Gravitational Arc Tomography

The ARCTOMO collaboration, led by Prof. Sebastián López (U. Chile), is a team of astronomers from several institutions from Chile and the world dedicated to the study of the circumgalactic medium of galaxies using the “gravitational arc tomography” technique.

Rationale (taken from ARCTOMO website)
Ninety percent of normal matter in the Universe is in gaseous form whereas luminous matter (stars) only account for 10% of the atoms. In ARCTOMO we seek to advance the frontier of knowledge in galaxy evolution by deciphering observationally the role of this diffuse gas in galaxy evolution (a.k.a., the cosmic baryon cycle of galaxies). Specifically, we want to establish for the first time the spatial and kinematical structure of the absorbing circumgalactic medium (CGM) around intermediate-redshift galaxies combining observations from the traditional quasar absorption line technique with those from our novel gravitational-arc tomography.

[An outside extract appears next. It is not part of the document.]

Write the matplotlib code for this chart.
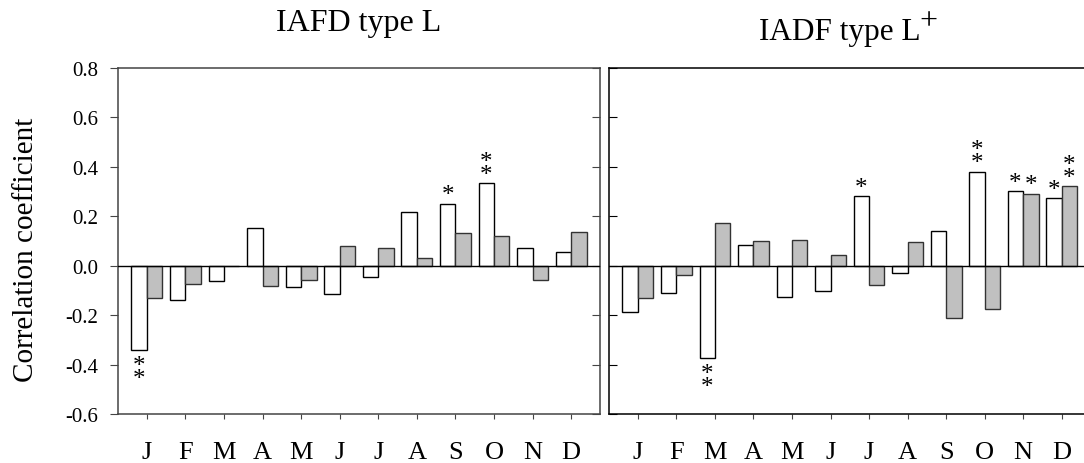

Giant gravitational arcs can extend over up to a few 100 kpc on the sky at intervening redshifts z~1, thus offering a unique opportunity to probe the CGM of intervening absorbers. In ARCTOMO we work with IFU and echelle observations of some of the brightest arcs known, designed to map the spatial and kinematic distribution of the cool CGM at z~1. These novel observations offer new and independent boundary conditions to models and simulations.

Role of AGATHA team members within ARCTOMO: Dr. Jorge González and Manuel Solimano have contributed to the project by looking at the cold gas of the background and intervening galaxies using submm facilities such as ALMA. The cold gas and dust reservoirs in galaxies represent a key phase of the baryon cycle, since they provide the immediate fuel for star formation. In this sense, the observations led by Jorge González and Manuel Solimano offer a view of condensed gas that may once have been in the diffuse phase probed by arc-tomography.